> **TASK OBJECTIVE**
Can you set down, exactly as they appear below, the lines from the opening of the material through the one bearing "import * as", minus the pictures?
======== DATA EXCERPT
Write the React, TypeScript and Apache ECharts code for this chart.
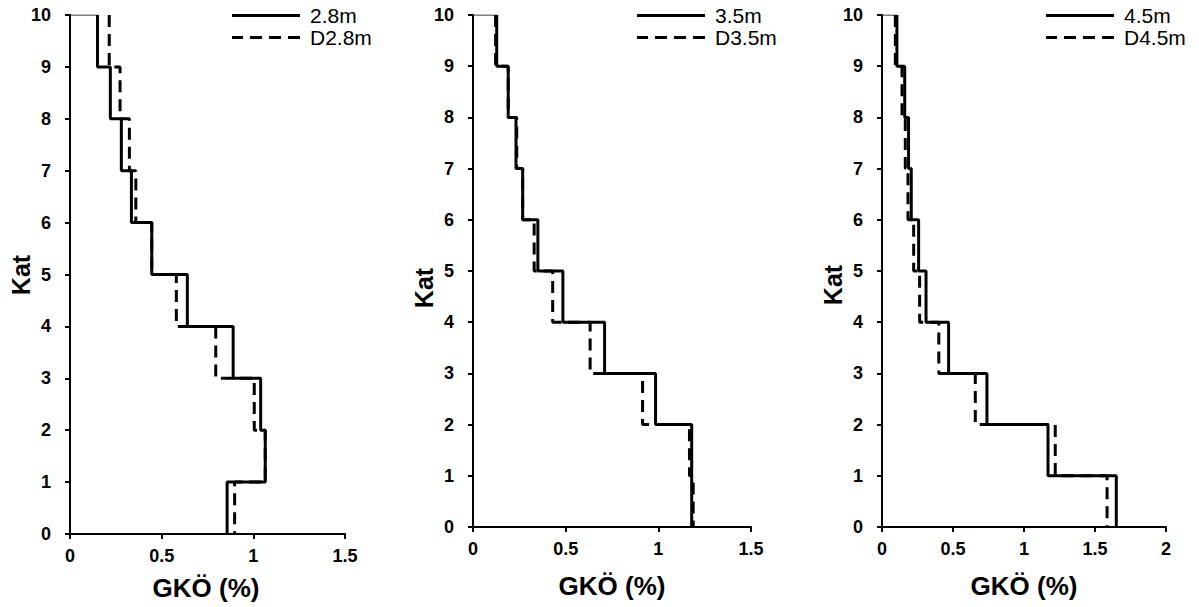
import React, { useEffect, useRef } from "react";
import * as echarts from "echarts";

// Story drift values, stories 1..10 (bottom to top)
const stories = [1, 2, 3, 4, 5, 6, 7, 8, 9, 10];
const s28 = [0.857, 1.065, 1.04, 0.89, 0.64, 0.446, 0.335, 0.28, 0.22, 0.15];
const d28 = [0.898, 1.065, 1.005, 0.795, 0.58, 0.446, 0.359, 0.324, 0.273, 0.214];
const s35 = [1.18, 1.18, 0.985, 0.71, 0.485, 0.35, 0.268, 0.232, 0.19, 0.128];
const d35 = [1.188, 1.168, 0.915, 0.632, 0.43, 0.33, 0.268, 0.236, 0.19, 0.122];
const s45 = [1.65, 1.169, 0.739, 0.469, 0.31, 0.258, 0.206, 0.187, 0.16, 0.105];
const d45 = [1.585, 1.22, 0.657, 0.4, 0.265, 0.223, 0.183, 0.164, 0.141, 0.094];

const names = [
  ["2.8m", "D2.8m"],
  ["3.5m", "D3.5m"],
  ["4.5m", "D4.5m"],
];
const xMax = [1.5, 1.5, 2];
const yName = "Kat";
const xName = "GKÖ (%)";

const FONT = "'Liberation Sans', Arial, sans-serif";
const SOLID_ICON = "path://M0,0 H68 V3 H0 Z";
const DASH_ICON =
  "path://M0,0 H11 V3 H0 Z M18,0 H30 V3 H18 Z M37,0 H49 V3 H37 Z M56,0 H68 V3 H56 Z";

function stepPoints(vals: number[]) {
  const pts: number[][] = [];
  for (let i = stories.length - 1; i >= 0; i--) {
    pts.push([vals[i], stories[i]]);
    pts.push([vals[i], stories[i] - 1]);
  }
  return pts;
}

export default function App() {
  const ref = useRef<HTMLDivElement>(null);
  useEffect(() => {
    if (!ref.current) return;
    const chart = echarts.init(ref.current, null, { renderer: "svg" });
    const grids = [
      { left: 70, top: 15, width: 275, height: 519 },
      { left: 473, top: 15, width: 278, height: 512 },
      { left: 882, top: 15, width: 284, height: 512 },
    ];
    const solids = [s28, s35, s45];
    const dashed = [d28, d35, d45];
    const legendLeft = [232, 637, 1046];
    const kat = [
      [21, 275],
      [424, 288],
      [833, 285],
    ];
    const gko = [
      [206, 588],
      [612, 586],
      [1024, 586],
    ];

    const axisCommon = {
      axisLine: { show: true, lineStyle: { color: "#000", width: 2 } },
      axisTick: { show: true, inside: false, length: 5, lineStyle: { color: "#000", width: 2 } },
      splitLine: { show: false },
      axisLabel: {
        color: "#000",
        fontFamily: FONT,
        fontWeight: "bold" as const,
        fontSize: 18,
      },
    };

    const xAxis = grids.map((_, i) => ({
      type: "value",
      gridIndex: i,
      min: 0,
      max: xMax[i],
      interval: 0.5,
      ...axisCommon,
      axisLabel: { ...axisCommon.axisLabel, margin: 13 },
    }));
    const yAxis = grids.map((_, i) => ({
      type: "value",
      gridIndex: i,
      min: 0,
      max: 10,
      interval: 1,
      ...axisCommon,
      axisLabel: { ...axisCommon.axisLabel, margin: 19 },
    }));

    const series: any[] = [];
    grids.forEach((_, i) => {
      series.push({
        type: "line",
        name: names[i][0],
        xAxisIndex: i,
        yAxisIndex: i,
        data: stepPoints(solids[i]),
        symbol: "none",
        lineStyle: { color: "#000", width: 3, type: "solid" },
        itemStyle: { color: "#000" },
        z: 3,
      });
      series.push({
        type: "line",
        name: names[i][1],
        xAxisIndex: i,
        yAxisIndex: i,
        data: stepPoints(dashed[i]),
        symbol: "none",
        lineStyle: { color: "#000", width: 3, type: [12, 7] },
        itemStyle: { color: "#000" },
        z: 2,
      });
      series.push({
        type: "line",
        name: "top" + i,
        xAxisIndex: i,
        yAxisIndex: i,
        data: [
          [0, 10],
          [solids[i][9], 10],
        ],
        symbol: "none",
        lineStyle: { color: "#000", width: 1.2 },
        z: 1,
      });
    });

    const legend = grids.map((_, i) => ({
      data: [
        { name: names[i][0], icon: SOLID_ICON },
        { name: names[i][1], icon: DASH_ICON },
      ],
      orient: "vertical",
      left: legendLeft[i],
      top: 5,
      padding: 0,
      itemWidth: 68,
      itemHeight: 3,
      itemGap: 1,
      itemStyle: { color: "#000", borderWidth: 0 },
      lineStyle: { width: 0 },
      textStyle: {
        color: "#000",
        fontSize: 21,
        lineHeight: 21,
        fontFamily: FONT,
        padding: [0, 0, 0, 5],
      },
      selectedMode: false,
    }));

    const graphic: any[] = [];
    grids.forEach((_, i) => {
      graphic.push({
        type: "text",
        x: kat[i][0],
        y: kat[i][1],
        rotation: Math.PI / 2,
        style: {
          text: yName,
          fill: "#000",
          font: `bold 25px ${FONT}`,
          textAlign: "center",
          textVerticalAlign: "middle",
        },
      });
      graphic.push({
        type: "text",
        x: gko[i][0],
        y: gko[i][1],
        style: {
          text: xName,
          fill: "#000",
          font: `bold 26px ${FONT}`,
          textAlign: "center",
          textVerticalAlign: "middle",
        },
      });
    });

    chart.setOption({
      animation: false,
      backgroundColor: "#fff",
      grid: grids,
      xAxis,
      yAxis,
      series,
      legend,
      graphic,
    });
    return () => chart.dispose();
  }, []);
  return (
    <div
      ref={ref}
      style={{ position: "fixed", left: 0, top: 0, width: 1199, height: 607 }}
    />
  );
}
================
> **EXPECTED ANSWER**
Write the React, TypeScript and Apache ECharts code for this chart.
import React, { useEffect, useRef } from "react";
import * as echarts from "echarts";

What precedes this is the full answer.